Data segment:

** Begin **

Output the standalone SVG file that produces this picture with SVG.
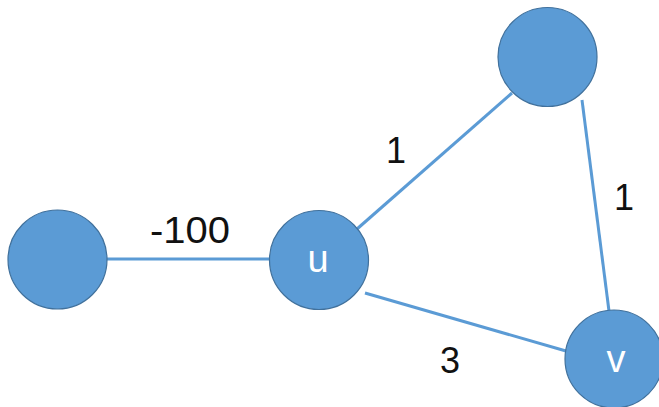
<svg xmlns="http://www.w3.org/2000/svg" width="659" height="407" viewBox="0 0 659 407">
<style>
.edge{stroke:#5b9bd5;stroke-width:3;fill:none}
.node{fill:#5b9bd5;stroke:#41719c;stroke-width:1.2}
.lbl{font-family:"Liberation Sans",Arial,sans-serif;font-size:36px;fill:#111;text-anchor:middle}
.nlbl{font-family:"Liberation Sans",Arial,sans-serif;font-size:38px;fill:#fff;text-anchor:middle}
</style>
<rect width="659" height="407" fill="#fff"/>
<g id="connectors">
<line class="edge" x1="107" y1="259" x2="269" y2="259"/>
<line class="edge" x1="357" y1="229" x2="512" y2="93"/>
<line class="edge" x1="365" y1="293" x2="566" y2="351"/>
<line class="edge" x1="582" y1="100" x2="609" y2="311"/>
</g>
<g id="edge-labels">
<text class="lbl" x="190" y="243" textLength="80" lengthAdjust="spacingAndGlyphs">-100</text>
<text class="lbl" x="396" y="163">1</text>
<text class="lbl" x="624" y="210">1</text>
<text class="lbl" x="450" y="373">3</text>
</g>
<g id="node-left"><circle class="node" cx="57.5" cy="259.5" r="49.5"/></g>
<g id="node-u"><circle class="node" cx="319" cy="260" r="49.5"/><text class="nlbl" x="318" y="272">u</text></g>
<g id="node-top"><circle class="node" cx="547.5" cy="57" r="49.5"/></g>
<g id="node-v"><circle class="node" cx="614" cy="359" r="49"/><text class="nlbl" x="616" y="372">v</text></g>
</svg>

** End **

Required work:
Write the listing out a second time exactly, dropping all images.

Task output:
Output the standalone SVG file that produces this picture with SVG.
<svg xmlns="http://www.w3.org/2000/svg" width="659" height="407" viewBox="0 0 659 407">
<style>
.edge{stroke:#5b9bd5;stroke-width:3;fill:none}
.node{fill:#5b9bd5;stroke:#41719c;stroke-width:1.2}
.lbl{font-family:"Liberation Sans",Arial,sans-serif;font-size:36px;fill:#111;text-anchor:middle}
.nlbl{font-family:"Liberation Sans",Arial,sans-serif;font-size:38px;fill:#fff;text-anchor:middle}
</style>
<rect width="659" height="407" fill="#fff"/>
<g id="connectors">
<line class="edge" x1="107" y1="259" x2="269" y2="259"/>
<line class="edge" x1="357" y1="229" x2="512" y2="93"/>
<line class="edge" x1="365" y1="293" x2="566" y2="351"/>
<line class="edge" x1="582" y1="100" x2="609" y2="311"/>
</g>
<g id="edge-labels">
<text class="lbl" x="190" y="243" textLength="80" lengthAdjust="spacingAndGlyphs">-100</text>
<text class="lbl" x="396" y="163">1</text>
<text class="lbl" x="624" y="210">1</text>
<text class="lbl" x="450" y="373">3</text>
</g>
<g id="node-left"><circle class="node" cx="57.5" cy="259.5" r="49.5"/></g>
<g id="node-u"><circle class="node" cx="319" cy="260" r="49.5"/><text class="nlbl" x="318" y="272">u</text></g>
<g id="node-top"><circle class="node" cx="547.5" cy="57" r="49.5"/></g>
<g id="node-v"><circle class="node" cx="614" cy="359" r="49"/><text class="nlbl" x="616" y="372">v</text></g>
</svg>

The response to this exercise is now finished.